## Source records
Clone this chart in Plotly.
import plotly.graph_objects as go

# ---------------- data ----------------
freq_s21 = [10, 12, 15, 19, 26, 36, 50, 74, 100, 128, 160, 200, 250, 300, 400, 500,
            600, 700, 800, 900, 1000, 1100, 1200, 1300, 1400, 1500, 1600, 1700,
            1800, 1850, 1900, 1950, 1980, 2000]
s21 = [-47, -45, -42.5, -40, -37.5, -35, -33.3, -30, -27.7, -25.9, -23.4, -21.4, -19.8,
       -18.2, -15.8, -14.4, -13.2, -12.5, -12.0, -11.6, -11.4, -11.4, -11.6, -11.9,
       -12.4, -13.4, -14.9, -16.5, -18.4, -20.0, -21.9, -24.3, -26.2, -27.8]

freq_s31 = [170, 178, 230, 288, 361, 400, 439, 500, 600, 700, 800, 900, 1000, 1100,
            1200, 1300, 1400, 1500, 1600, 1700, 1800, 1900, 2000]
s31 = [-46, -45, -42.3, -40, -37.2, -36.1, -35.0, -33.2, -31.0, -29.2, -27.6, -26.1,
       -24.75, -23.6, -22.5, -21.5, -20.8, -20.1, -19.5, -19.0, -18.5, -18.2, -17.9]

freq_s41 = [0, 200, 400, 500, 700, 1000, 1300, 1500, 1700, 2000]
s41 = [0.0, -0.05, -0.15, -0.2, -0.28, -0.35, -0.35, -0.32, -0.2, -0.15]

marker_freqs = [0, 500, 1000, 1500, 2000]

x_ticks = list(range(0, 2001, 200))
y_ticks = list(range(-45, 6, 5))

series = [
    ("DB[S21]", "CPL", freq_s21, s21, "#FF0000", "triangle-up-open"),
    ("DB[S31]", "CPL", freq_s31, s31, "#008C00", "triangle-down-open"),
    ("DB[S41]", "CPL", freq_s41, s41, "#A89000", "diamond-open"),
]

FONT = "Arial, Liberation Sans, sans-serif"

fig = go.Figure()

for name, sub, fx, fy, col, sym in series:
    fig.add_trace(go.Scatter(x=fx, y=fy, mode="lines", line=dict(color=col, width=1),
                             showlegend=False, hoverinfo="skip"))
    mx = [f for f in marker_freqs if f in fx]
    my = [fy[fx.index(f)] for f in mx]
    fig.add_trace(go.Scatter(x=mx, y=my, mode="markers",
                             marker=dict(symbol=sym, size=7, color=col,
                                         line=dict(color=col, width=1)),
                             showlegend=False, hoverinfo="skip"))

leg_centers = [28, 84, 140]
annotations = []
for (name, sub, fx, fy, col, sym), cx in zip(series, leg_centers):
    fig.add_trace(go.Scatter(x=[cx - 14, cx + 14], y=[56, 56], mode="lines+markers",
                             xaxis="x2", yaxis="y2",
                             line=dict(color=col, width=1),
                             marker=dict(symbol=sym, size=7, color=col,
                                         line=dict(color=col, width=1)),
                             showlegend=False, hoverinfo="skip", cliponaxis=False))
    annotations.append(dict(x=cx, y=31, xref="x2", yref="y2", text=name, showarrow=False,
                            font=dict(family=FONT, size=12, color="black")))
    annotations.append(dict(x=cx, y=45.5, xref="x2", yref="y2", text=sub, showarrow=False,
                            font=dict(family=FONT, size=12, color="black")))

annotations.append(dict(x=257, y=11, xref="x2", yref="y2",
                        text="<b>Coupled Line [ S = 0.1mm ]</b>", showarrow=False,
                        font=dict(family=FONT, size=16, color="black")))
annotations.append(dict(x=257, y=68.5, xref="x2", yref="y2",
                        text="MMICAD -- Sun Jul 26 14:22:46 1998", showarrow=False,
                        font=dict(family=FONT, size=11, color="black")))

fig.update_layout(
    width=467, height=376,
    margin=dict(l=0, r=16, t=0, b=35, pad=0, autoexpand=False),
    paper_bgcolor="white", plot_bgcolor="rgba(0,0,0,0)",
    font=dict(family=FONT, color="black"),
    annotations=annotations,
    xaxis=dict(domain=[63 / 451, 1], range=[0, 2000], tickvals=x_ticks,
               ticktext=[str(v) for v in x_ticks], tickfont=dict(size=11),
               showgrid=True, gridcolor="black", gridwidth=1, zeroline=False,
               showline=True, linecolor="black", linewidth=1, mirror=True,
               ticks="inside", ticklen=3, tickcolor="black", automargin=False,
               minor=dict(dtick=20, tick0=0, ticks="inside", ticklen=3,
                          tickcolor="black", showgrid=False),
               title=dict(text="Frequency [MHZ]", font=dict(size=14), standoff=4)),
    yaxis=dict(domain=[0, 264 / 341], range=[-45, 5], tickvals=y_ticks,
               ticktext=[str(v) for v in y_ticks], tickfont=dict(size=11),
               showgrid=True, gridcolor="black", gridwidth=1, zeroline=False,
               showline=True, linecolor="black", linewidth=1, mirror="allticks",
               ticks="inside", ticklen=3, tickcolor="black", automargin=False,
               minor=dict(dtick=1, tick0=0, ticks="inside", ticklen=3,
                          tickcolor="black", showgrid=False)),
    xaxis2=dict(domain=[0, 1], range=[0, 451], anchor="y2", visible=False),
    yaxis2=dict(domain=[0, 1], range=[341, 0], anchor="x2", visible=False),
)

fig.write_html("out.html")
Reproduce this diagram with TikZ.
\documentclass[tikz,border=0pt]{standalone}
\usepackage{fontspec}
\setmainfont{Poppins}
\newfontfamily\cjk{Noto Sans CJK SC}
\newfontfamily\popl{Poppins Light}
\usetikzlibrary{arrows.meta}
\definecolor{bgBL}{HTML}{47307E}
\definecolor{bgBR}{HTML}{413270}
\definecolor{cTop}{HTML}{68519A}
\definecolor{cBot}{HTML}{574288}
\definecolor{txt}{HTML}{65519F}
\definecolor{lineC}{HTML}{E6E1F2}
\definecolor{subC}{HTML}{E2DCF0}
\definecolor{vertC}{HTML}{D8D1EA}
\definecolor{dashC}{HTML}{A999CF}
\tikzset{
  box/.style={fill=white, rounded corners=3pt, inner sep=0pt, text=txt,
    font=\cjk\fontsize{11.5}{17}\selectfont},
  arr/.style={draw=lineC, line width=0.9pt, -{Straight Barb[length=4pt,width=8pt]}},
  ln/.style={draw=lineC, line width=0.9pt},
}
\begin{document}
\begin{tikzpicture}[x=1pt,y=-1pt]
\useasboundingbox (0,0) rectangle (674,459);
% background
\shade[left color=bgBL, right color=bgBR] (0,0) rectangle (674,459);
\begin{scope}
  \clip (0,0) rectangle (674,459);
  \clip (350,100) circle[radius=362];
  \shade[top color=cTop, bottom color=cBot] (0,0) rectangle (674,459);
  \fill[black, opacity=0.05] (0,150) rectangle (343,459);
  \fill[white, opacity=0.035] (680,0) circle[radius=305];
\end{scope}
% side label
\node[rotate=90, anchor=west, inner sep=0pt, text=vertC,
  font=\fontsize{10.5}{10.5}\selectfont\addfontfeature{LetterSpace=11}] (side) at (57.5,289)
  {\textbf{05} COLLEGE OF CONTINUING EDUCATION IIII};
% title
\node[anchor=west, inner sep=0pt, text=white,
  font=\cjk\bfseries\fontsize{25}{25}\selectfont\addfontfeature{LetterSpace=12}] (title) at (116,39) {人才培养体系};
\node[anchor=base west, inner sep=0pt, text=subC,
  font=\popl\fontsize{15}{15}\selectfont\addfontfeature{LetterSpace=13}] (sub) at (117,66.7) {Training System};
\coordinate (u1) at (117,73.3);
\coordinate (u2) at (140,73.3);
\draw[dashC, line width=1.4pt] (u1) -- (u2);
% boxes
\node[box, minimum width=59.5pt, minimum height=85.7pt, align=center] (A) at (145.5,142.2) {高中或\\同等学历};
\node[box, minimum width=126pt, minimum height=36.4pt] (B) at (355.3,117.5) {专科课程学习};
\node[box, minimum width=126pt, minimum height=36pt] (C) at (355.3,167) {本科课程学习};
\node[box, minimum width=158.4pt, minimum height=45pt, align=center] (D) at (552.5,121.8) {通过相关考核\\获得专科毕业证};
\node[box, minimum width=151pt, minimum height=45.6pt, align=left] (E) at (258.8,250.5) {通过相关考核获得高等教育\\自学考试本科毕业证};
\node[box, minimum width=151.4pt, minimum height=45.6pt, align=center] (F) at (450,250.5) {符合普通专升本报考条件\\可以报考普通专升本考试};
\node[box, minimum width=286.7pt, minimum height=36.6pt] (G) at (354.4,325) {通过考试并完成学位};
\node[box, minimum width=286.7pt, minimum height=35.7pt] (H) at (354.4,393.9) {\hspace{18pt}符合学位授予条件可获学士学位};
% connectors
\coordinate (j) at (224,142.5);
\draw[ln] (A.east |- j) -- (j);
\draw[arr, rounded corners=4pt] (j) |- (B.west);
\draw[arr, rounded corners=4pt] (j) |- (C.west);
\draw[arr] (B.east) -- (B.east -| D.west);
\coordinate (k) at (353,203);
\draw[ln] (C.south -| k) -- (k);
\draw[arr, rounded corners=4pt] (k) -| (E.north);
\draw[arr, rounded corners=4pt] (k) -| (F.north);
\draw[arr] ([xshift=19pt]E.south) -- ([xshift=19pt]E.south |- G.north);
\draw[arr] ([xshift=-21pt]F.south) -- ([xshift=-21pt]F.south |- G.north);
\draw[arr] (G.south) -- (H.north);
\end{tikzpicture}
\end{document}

---

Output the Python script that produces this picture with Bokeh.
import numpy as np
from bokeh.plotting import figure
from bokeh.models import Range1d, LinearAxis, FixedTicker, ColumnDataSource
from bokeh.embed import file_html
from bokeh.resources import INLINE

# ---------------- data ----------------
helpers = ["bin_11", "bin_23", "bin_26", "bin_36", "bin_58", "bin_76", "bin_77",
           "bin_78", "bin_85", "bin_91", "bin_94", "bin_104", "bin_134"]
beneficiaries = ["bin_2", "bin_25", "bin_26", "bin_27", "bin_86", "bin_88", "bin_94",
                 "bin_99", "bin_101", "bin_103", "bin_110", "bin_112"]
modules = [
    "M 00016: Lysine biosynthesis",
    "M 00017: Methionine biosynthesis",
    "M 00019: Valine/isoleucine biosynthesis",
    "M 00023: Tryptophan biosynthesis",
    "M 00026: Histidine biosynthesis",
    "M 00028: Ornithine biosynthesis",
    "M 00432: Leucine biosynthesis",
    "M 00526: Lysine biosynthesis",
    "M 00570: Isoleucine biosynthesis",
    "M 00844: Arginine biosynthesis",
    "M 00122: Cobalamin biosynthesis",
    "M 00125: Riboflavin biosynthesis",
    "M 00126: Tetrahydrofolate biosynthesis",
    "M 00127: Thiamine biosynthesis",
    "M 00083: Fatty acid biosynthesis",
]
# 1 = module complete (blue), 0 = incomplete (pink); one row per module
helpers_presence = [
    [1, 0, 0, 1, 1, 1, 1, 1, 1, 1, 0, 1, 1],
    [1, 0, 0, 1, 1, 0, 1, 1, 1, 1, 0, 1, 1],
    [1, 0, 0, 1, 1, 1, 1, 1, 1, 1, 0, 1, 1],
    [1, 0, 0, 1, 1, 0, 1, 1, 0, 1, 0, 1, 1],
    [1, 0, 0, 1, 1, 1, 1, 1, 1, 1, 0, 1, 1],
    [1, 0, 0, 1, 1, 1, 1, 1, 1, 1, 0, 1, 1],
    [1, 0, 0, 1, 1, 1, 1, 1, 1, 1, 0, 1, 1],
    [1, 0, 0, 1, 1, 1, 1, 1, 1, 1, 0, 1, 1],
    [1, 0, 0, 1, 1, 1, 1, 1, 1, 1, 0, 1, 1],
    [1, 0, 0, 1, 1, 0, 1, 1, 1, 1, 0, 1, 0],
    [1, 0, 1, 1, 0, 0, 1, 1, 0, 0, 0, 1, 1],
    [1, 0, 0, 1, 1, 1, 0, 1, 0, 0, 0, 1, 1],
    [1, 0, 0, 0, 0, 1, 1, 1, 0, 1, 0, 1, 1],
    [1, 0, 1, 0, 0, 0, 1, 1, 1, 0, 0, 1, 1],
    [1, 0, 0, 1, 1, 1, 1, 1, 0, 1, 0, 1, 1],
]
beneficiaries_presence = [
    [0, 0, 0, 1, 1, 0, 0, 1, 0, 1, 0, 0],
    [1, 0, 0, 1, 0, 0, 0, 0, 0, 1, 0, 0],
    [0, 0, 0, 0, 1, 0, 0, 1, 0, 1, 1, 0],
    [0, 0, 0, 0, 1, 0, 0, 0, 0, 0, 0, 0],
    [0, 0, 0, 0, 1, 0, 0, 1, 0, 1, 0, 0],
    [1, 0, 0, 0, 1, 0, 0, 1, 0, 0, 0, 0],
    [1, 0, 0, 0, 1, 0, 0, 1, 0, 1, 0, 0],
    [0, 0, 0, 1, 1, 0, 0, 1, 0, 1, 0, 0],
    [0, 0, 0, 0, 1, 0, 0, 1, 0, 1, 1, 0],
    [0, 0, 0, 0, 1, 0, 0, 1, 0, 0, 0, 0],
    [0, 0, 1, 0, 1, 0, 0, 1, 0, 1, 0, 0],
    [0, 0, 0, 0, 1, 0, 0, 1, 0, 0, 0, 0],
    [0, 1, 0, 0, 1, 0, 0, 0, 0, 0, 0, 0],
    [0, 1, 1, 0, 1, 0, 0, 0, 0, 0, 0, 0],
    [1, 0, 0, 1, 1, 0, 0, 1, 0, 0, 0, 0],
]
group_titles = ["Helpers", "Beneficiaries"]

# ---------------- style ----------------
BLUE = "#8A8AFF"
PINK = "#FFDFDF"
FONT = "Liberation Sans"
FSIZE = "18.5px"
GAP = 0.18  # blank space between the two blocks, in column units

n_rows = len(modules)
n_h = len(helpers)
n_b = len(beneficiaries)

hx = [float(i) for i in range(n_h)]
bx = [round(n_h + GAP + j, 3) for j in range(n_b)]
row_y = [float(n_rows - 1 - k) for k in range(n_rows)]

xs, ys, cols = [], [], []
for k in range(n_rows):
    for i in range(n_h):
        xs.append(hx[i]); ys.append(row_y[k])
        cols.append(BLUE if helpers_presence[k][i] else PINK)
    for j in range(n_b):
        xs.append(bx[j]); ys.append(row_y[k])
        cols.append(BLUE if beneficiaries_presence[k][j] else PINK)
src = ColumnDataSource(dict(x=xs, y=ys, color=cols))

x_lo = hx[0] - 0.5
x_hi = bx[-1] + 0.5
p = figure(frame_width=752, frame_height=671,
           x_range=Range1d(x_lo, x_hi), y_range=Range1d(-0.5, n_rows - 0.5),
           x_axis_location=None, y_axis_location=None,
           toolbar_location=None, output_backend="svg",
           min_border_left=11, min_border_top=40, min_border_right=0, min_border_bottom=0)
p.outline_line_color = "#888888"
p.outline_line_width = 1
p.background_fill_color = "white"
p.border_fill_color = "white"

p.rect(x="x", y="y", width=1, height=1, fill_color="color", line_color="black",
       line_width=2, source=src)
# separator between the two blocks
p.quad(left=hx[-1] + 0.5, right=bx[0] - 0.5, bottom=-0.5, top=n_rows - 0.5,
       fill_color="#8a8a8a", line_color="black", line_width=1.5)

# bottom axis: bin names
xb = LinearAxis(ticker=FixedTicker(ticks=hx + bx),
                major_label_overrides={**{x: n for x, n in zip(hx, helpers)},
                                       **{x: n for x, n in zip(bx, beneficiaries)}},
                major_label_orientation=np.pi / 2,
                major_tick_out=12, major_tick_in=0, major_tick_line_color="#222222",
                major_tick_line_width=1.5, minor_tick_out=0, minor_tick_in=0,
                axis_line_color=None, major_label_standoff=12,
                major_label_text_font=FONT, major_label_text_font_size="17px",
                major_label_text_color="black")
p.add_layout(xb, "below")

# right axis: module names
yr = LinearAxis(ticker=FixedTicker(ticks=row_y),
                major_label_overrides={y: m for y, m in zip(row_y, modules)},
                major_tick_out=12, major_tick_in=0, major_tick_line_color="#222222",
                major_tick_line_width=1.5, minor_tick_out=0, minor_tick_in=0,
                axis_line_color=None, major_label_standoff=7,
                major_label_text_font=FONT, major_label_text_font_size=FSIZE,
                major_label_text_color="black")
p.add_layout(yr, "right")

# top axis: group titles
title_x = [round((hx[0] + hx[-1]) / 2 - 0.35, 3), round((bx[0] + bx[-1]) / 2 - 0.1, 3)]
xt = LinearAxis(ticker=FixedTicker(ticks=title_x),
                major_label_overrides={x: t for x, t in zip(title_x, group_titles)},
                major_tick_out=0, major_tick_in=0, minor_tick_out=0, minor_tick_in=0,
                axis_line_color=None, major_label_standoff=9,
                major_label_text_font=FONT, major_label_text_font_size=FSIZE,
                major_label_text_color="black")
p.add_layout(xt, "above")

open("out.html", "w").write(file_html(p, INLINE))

## Required task
Produce only the lines from the line containing "Clone this chart in Plotly." through the line containing "import plotly.graph_objects as go", inclusive of both, exactly as they stand in the entries above.

## Written solution
Clone this chart in Plotly.
import plotly.graph_objects as go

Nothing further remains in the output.